● Stated goal:
Set down, exactly as written, the lines from the top of the data to the line that holds "size=9.5, ax=ax, zorder=3)", and omit the pictures.

START

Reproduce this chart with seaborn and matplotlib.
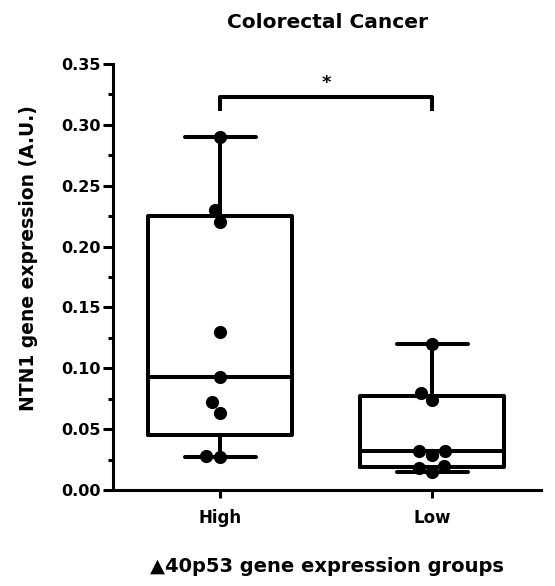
import numpy as np
import pandas as pd
import matplotlib
matplotlib.use("Agg")
import matplotlib.pyplot as plt
from matplotlib.ticker import MultipleLocator
import seaborn as sns

# values
groups = ["High", "Low"]
high_values = [0.29, 0.23, 0.22, 0.13, 0.093, 0.072, 0.063, 0.028, 0.027]
low_values = [0.12, 0.080, 0.074, 0.032, 0.032, 0.029, 0.020, 0.018, 0.015]
y_ticks = [0.00, 0.05, 0.10, 0.15, 0.20, 0.25, 0.30, 0.35]
signif_label = "*"

sns.set_theme(style="ticks")
plt.rcParams["font.family"] = ["DejaVu Sans"]
plt.rcParams["font.weight"] = "bold"
for key in ["text.color", "axes.labelcolor", "xtick.color", "ytick.color",
            "axes.edgecolor"]:
    plt.rcParams[key] = "black"

df = pd.DataFrame({
    "group": ["High"] * len(high_values) + ["Low"] * len(low_values),
    "value": high_values + low_values,
})

fig = plt.figure(figsize=(5.55, 5.86), dpi=100)
ax = fig.add_axes([0.2036, 0.1638, 0.7712, 0.727])

sns.swarmplot(data=df, x="group", y="value", order=groups, color="black",
              size=9.5, ax=ax, zorder=3)

# GraphPad style box: quartiles by (n+1)p rank, whiskers min to max
stats = []
for g in groups:
    v = np.asarray(df.loc[df["group"] == g, "value"])
    q1, med, q3 = np.percentile(v, [25, 50, 75], method="weibull")
    stats.append(dict(med=med, q1=q1, q3=q3, whislo=v.min(), whishi=v.max(),
                      fliers=[], label=g))
lw = 2.9
ax.bxp(stats, positions=[0, 1], widths=0.68, capwidths=0.335,
       showfliers=False, manage_ticks=False,
       boxprops=dict(color="black", linewidth=lw),
       whiskerprops=dict(color="black", linewidth=lw),
       capprops=dict(color="black", linewidth=lw),
       medianprops=dict(color="black", linewidth=lw))

# significance bracket
y_bar, y_leg = 0.323, 0.311
ax.plot([0, 0, 1, 1], [y_leg, y_bar, y_bar, y_leg], color="black",
        linewidth=lw, solid_capstyle="butt", clip_on=False)
ax.text(0.5, y_bar + 0.004, signif_label, ha="center", va="bottom",
        fontsize=13, fontweight="bold")

ax.set_xlim(-0.505, 1.514)
ax.set_ylim(0, 0.35)
ax.set_yticks(y_ticks)
ax.set_yticklabels([f"{t:.2f}" for t in y_ticks])
ax.yaxis.set_minor_locator(MultipleLocator(0.025))
ax.set_xticks([0, 1])
ax.set_xticklabels(groups)

sns.despine(ax=ax)
for s in ["left", "bottom"]:
    ax.spines[s].set_linewidth(2.2)
    ax.spines[s].set_color("black")
ax.tick_params(axis="both", which="major", length=7, width=2.2, color="black",
               labelsize=11.5, pad=2)
ax.tick_params(axis="y", which="minor", length=3.5, width=2.2, color="black")
ax.tick_params(axis="x", length=6, pad=8, labelsize=12)
for lab in ax.get_xticklabels() + ax.get_yticklabels():
    lab.set_fontweight("bold")

ax.set_xlabel("▲40p53 gene expression groups", fontsize=14,
              fontweight="bold", labelpad=21)
ax.set_ylabel("NTN1 gene expression (A.U.)", fontsize=13.5,
              fontweight="bold")
ax.yaxis.set_label_coords(-0.175, 0.545)
ax.set_title("Colorectal Cancer", fontsize=14.5, fontweight="bold", pad=26)

fig.savefig("out.png", dpi=100, facecolor="white")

END

● Answer to the exercise:
Reproduce this chart with seaborn and matplotlib.
import numpy as np
import pandas as pd
import matplotlib
matplotlib.use("Agg")
import matplotlib.pyplot as plt
from matplotlib.ticker import MultipleLocator
import seaborn as sns

# values
groups = ["High", "Low"]
high_values = [0.29, 0.23, 0.22, 0.13, 0.093, 0.072, 0.063, 0.028, 0.027]
low_values = [0.12, 0.080, 0.074, 0.032, 0.032, 0.029, 0.020, 0.018, 0.015]
y_ticks = [0.00, 0.05, 0.10, 0.15, 0.20, 0.25, 0.30, 0.35]
signif_label = "*"

sns.set_theme(style="ticks")
plt.rcParams["font.family"] = ["DejaVu Sans"]
plt.rcParams["font.weight"] = "bold"
for key in ["text.color", "axes.labelcolor", "xtick.color", "ytick.color",
            "axes.edgecolor"]:
    plt.rcParams[key] = "black"

df = pd.DataFrame({
    "group": ["High"] * len(high_values) + ["Low"] * len(low_values),
    "value": high_values + low_values,
})

fig = plt.figure(figsize=(5.55, 5.86), dpi=100)
ax = fig.add_axes([0.2036, 0.1638, 0.7712, 0.727])

sns.swarmplot(data=df, x="group", y="value", order=groups, color="black",
              size=9.5, ax=ax, zorder=3)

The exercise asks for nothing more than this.